Торопливо спустился по выщербленным ступеням, отдал честь дежурному… Последнее, что запомнил — перевернутая пронзительно-синяя чашка вечернего неба, мелькнувшая перед глазами, и чей-то желтый ботинок возле лица. Мелькнула дурацкая мысль: «А вот и десант…» И темнота.

Пришел в себя уже в госпитале, облепленный датчиками и опутанный проводками, как угодивший к лилипутам Гулливер. Пошевелился осторожно; тело отозвалось тупой, ноющей болью. Рядом с кроватью тут же появилась медсестра, сверкнула кокетливым взглядом из-под очков.

— Очнулся? Лежи, хороший, не шевелись. Сейчас я за доктором… — и стремительно убежала.

Доктора звали Виктор. Он был немолод, худ и отстраненно-спокоен. Усталые глаза, теплые руки, точные движения мастера. Маарда быстро осмотрели, расспросили. Что болит? Ничего не болит. Что беспокоит? То же самое — ничего. Встать сможем? Смог. Ноги держали плохо, чуть кружилась голова. Как будто с похмелья.

— Что это было? — спросил Маард врача.

— Вот это нам и предстоит выяснить, — задумчиво ответил он.

Потянулись одинаково серые, будто присыпанные дорожной пылью, дни. Одинаковые медсестрички брали по утрам кровь и оставляли бумажки с направлениями на обследования. Доктора с одинаково печальными лицами слушали легкие и сердце, измеряли давление, мяли живот, светили каким-то фонарем в глаза, стучали по локтям и ногам молоточками. Разводили руками, думая, что Маард не видит. Дежа вю. Игорь снова чувствовал себя участником злосчастного проекта со всеми его энцефалограммами, сенсорами, липнущими к телу присосками и запахом дезинфекции.

— Ну чем сегодня обрадовали? — интересовались приходящие каждый вечер друзья.

— Ну как, — улыбался Маард. — Сказали, что пол-литра крови у меня точно лишние, надо забрать. Забрали. Банку под мочу выдали трехлитровую. Завтра буду просить бак.

Сослуживцы весело гоготали, пугая медсестер, делились новостями, пересказывали старые байки с новыми подробностями — в общем, развлекали Маарда, как могли. Принесли ему ноутбук, пару дисков с электронными книгами и кино. Вай-фай, благо, был.

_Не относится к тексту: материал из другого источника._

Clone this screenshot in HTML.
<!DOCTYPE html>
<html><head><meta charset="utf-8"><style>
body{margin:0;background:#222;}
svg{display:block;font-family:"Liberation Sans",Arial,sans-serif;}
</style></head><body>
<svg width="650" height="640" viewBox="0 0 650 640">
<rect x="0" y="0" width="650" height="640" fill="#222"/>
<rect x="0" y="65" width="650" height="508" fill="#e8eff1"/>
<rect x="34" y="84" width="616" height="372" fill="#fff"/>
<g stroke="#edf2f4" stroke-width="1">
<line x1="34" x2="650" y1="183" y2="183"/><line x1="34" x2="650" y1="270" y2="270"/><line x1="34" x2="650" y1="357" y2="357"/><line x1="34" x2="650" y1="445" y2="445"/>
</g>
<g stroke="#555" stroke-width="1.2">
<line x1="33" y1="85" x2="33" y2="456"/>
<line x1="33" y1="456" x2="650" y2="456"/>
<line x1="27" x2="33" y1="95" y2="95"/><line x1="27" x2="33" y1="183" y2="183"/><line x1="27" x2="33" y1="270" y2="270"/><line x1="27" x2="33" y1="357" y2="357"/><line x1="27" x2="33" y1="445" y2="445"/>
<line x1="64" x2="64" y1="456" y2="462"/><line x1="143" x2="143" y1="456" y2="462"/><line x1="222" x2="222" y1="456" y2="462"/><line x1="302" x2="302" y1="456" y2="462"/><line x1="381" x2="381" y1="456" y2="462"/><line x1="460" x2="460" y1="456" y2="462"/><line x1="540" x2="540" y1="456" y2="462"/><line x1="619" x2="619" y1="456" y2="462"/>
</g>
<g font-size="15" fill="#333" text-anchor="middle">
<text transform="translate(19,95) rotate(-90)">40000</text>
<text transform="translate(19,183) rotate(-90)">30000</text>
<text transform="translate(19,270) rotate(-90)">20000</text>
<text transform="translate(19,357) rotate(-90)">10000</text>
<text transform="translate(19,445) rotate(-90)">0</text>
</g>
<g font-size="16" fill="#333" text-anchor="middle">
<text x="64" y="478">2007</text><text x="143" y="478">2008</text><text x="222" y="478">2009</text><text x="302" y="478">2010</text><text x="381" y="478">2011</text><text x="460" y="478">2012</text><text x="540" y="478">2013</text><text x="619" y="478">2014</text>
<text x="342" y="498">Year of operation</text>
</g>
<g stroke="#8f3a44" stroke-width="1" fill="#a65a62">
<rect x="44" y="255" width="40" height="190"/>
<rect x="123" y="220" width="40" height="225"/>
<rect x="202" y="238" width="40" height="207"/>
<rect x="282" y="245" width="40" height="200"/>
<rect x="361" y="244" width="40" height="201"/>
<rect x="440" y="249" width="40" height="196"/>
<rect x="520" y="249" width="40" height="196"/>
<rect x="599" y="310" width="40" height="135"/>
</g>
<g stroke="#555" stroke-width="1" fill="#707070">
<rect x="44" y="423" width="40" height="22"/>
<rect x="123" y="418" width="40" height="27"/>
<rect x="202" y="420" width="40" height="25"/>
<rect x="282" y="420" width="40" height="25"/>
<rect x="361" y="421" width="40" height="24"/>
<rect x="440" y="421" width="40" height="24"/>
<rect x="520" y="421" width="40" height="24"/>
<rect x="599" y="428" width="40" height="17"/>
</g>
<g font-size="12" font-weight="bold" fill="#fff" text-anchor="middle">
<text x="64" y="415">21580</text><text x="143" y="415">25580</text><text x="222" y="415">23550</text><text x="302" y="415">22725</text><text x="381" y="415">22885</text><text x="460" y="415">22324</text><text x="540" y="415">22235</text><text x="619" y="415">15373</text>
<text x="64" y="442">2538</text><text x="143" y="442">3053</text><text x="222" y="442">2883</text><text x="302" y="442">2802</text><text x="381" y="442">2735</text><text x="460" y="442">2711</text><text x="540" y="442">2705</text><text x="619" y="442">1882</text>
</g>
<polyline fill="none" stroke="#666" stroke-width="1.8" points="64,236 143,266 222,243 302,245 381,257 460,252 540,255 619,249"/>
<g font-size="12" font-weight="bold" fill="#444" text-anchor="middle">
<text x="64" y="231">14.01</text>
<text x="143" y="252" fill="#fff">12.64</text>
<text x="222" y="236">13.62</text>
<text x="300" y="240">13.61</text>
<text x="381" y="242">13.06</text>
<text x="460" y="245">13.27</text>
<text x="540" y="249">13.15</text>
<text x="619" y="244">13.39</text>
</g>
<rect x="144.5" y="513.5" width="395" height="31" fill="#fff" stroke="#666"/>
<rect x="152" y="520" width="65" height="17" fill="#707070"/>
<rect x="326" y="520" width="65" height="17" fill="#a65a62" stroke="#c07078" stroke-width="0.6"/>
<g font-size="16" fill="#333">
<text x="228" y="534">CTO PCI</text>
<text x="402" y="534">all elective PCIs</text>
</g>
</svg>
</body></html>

— Спасибо, мужики. Не даете пропасть, — шутил Игорь. — А то палата одноместная — как изолятор, а из развлечений одни анализы и медсестры.

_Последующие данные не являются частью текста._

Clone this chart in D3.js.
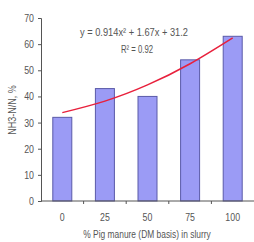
<!DOCTYPE html>
<html>
<head>
<meta charset="utf-8">
<script src="https://cdn.jsdelivr.net/npm/d3@7"></script>
<style>
  body { margin: 0; background: #fff; }
  text { font-family: "Liberation Sans", sans-serif; fill: #555; }
</style>
</head>
<body>
<div id="chart"></div>
<script>
var categories = ["0", "25", "50", "75", "100"];
var values = [32, 43, 40, 54, 63];
// trendline at each category
var trend = [33.8, 38.2, 44.4, 52.5, 62.4];
var yTicks = [0, 10, 20, 30, 40, 50, 60, 70];

var W = 254, H = 242;
var margin = { top: 18, right: 0, bottom: 41, left: 41 };

var svg = d3.select("#chart").append("svg")
  .attr("width", W)
  .attr("height", H);

// squeeze text horizontally, the original font is a narrow one
function condense(sel, f) {
  sel.each(function () {
    var len = this.getComputedTextLength();
    d3.select(this).attr("textLength", len * f).attr("lengthAdjust", "spacingAndGlyphs");
  });
}

var x = d3.scaleBand()
  .domain(categories)
  .range([margin.left, W - margin.right]);

var y = d3.scaleLinear()
  .domain([0, 70])
  .range([H - margin.bottom, margin.top]);

// bars
svg.append("g").selectAll("rect")
  .data(values)
  .enter().append("rect")
  .attr("x", function (d, i) { return x(categories[i]) + x.bandwidth() / 2 - 9.5; })
  .attr("y", function (d) { return y(d); })
  .attr("width", 19)
  .attr("height", function (d) { return y(0) - y(d); })
  .attr("fill", "#9b9bf5")
  .attr("stroke", "#5a5aa8")
  .attr("stroke-width", 1);

// y axis
var yAxis = svg.append("g")
  .attr("transform", "translate(" + margin.left + ",0)")
  .call(d3.axisLeft(y).tickValues(yTicks).tickSize(3).tickPadding(4));
yAxis.selectAll("text").style("font-size", "11px").call(condense, 0.8);

// x axis, ticks between categories
var xAxis = svg.append("g")
  .attr("transform", "translate(0," + y(0) + ")");
xAxis.append("line")
  .attr("x1", margin.left).attr("x2", W)
  .attr("stroke", "#555");
xAxis.selectAll(".tk")
  .data(categories.slice(1))
  .enter().append("line")
  .attr("x1", function (d) { return x(d); })
  .attr("x2", function (d) { return x(d); })
  .attr("y1", 0).attr("y2", 3)
  .attr("stroke", "#555");
xAxis.selectAll("text")
  .data(categories)
  .enter().append("text")
  .attr("x", function (d) { return x(d) + x.bandwidth() / 2; })
  .attr("y", 20)
  .attr("text-anchor", "middle")
  .style("font-size", "11px")
  .text(function (d) { return d; })
  .call(condense, 0.8);
svg.selectAll(".domain").attr("stroke", "#555");
svg.selectAll(".tick line").attr("stroke", "#555");

// trendline
var line = d3.line()
  .x(function (d, i) { return x(categories[i]) + x.bandwidth() / 2; })
  .y(function (d) { return y(d); })
  .curve(d3.curveNatural);
svg.append("path")
  .datum(trend)
  .attr("d", line)
  .attr("fill", "none")
  .attr("stroke", "#e8203c")
  .attr("stroke-width", 1.5);

// equation and fit
svg.append("text")
  .attr("x", 80).attr("y", 36)
  .style("font-size", "10.5px")
  .text("y = 0.914x² + 1.67x + 31.2")
  .attr("textLength", 108).attr("lengthAdjust", "spacingAndGlyphs");

svg.append("text")
  .attr("x", 121).attr("y", 53)
  .style("font-size", "10.5px")
  .text("R² = 0.92")
  .attr("textLength", 32).attr("lengthAdjust", "spacingAndGlyphs");

// axis labels
svg.append("text")
  .attr("transform", "translate(16,110) rotate(-90)")
  .attr("text-anchor", "middle")
  .style("font-size", "10px")
  .text("NH3-N/N, %")
  .call(condense, 0.9);

svg.append("text")
  .attr("x", 147).attr("y", 238)
  .attr("text-anchor", "middle")
  .style("font-size", "10.5px")
  .text("% Pig manure (DM basis) in slurry")
  .call(condense, 0.8);
</script>
</body>
</html>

Вечера в сетевых играх, на форумах и за чтением. Раз в неделю — звонок домой. Раз в десять дней — Полю.

Когда Маард позвонил ему впервые, тот растерялся и очень обрадовался. А потом затараторил, сбиваясь от волнения:

— Знаешь, никто из ребят так и не объявился. Было только письмо от Греты — и все. Я ей ответил, но на этом, кажется, закончилось. Ты давай поправляйся, друг. Больница — это фигово. Меня мать хотела тоже в какую-то клинику засунуть, но я ж упрямый. Все нормально, только работу найти не могу. Кому я нужен — на костылях… Маард, ты… это… Дорого же звонить в Марокко? Давай через раз: следующий я позвоню, идет?

Маард слушал его болтовню, угукал в трубку филином и улыбался. Легче выстоять, когда знаешь, что не один. И что есть на свете люди, которые поддержат тебя, не унижая жалостью.

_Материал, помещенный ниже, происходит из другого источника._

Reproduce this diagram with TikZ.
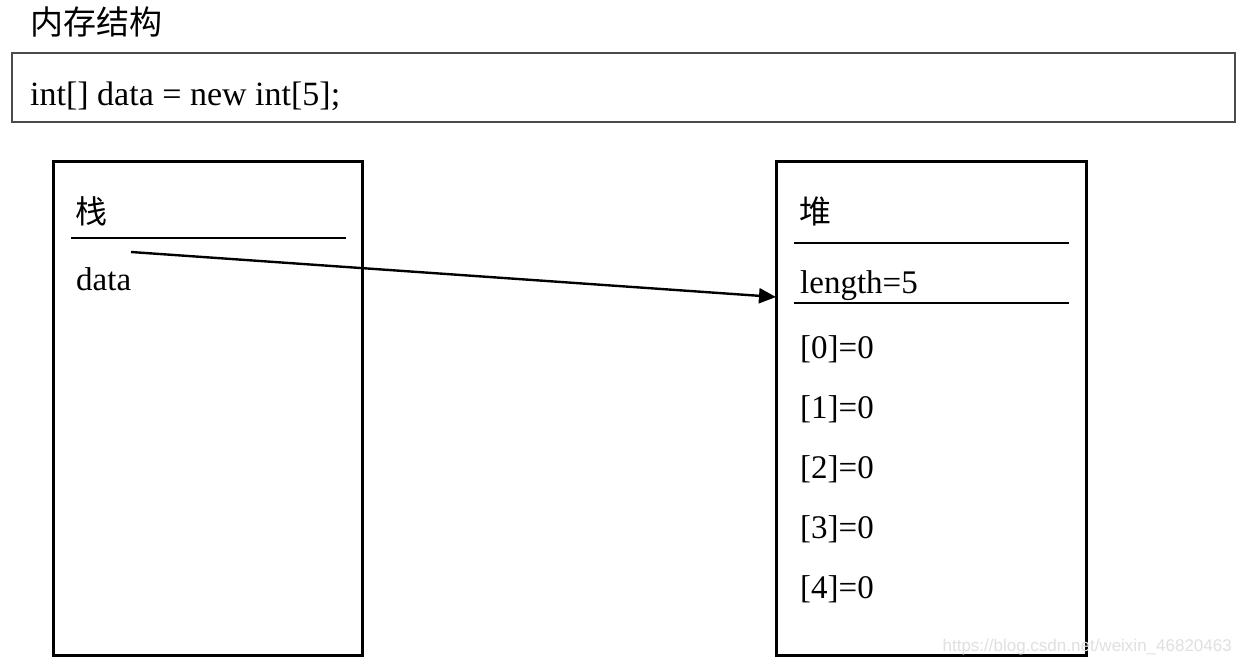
\documentclass[tikz,border=0pt]{standalone}
\usepackage{fontspec}
\setmainfont{Liberation Serif}
\newfontfamily\cjk{Noto Sans CJK SC}
\newfontfamily\wmfont{Liberation Sans}
\usetikzlibrary{arrows.meta}
\begin{document}
\begin{tikzpicture}[x=1pt,y=-1pt,
  txt/.style={anchor=base west,inner sep=0pt,font=\fontsize{33}{36}\selectfont},
  cjktxt/.style={anchor=base west,inner sep=0pt,font=\cjk\fontsize{32}{35}\selectfont},
  membox/.style={draw=black,line width=3pt},
  sep/.style={draw=black,line width=1.6pt}]
\useasboundingbox (0,0) rectangle (1242,663);
\fill[white] (0,0) rectangle (1242,663);
% title
\node[cjktxt,font=\cjk\fontsize{33}{36}\selectfont] (title) at (30,35) {内存结构};
% code box
\draw[draw=black!70,line width=1.2pt] (12,53) rectangle (1235,122);
\node[txt,font=\fontsize{34}{38}\selectfont] (code) at (30,106) {int[] data = new int[5];};
% stack box
\draw[membox] (53,162) rectangle (362,655);
\node[cjktxt] (stack) at (75,224) {栈};
\draw[sep] (71,238) -- (346,238);
\node[txt] (data) at (76,290) {data};
% heap box
\draw[membox] (776,162) rectangle (1086,655);
\node[cjktxt] (heap) at (799,224) {堆};
\draw[sep] (794,243) -- (1069,243);
\node[txt] (len) at (800,293) {length=5};
\draw[sep] (794,303) -- (1069,303);
\node[txt] (e0) at (800,358) {[0]=0};
\node[txt] (e1) at (800,418) {[1]=0};
\node[txt] (e2) at (800,478) {[2]=0};
\node[txt] (e3) at (800,538) {[3]=0};
\node[txt] (e4) at (800,598) {[4]=0};
% arrow
\coordinate (src) at (131,252);
\coordinate (dst) at (776,297);
\draw[line width=2.4pt,-{Triangle[length=17pt,width=15pt]}] (src) -- (dst);
% watermark
\node[anchor=base east,inner sep=0pt,text=black!12,font=\wmfont\fontsize{17}{20}\selectfont] (wm) at (1232,651) {https://blog.csdn.net/weixin\_46820463};
\end{tikzpicture}
\end{document}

Так прошел месяц. За ним и второй. Маард не выдержал. Улучил момент, когда они с врачом остались в палате вдвоем, и спросил:

— Доктор, могу я узнать диагноз?

— Можешь, — серьезно ответил врач. — Только вот я не знаю, как ты воспримешь все это.

Маард уселся на койку, оперся ладонями о край кровати.

— Я могу начать. А ты после скажешь, насколько я неправ или прав. Хорошо?

Доктор не возражал. Дураку понятно — сообщать плохое кому ж хочется. Пусть уж человек сам себе все скажет.

— Я слабею. От уколов, мазей и, тем более, осмотров лучше не становится, — он сделал паузу, раздумывая, стоит ли посвящать врача в дела проекта. Решил, что не стоит. — Я читал, что такие вещи бывают, когда нарушается контакт между нервами и мышцами.

— Похоже на то, Гор. Утром получил результат пункции — в спинномозговой жидкости повышенное содержание белка миелина. На миографии — ухудшение показателей. Уже говорит о том, что ты прав.

Он посмотрел на Маарда, потом отвернулся к окну и продолжил:

— Предварительно — у тебя рассеянный склероз. Прогрессирует быстро. Мы пытаемся замедлить его развитие с помощью…

— Замедлить? — перебил Маард. — Лишь замедлить? Это что — не лечится?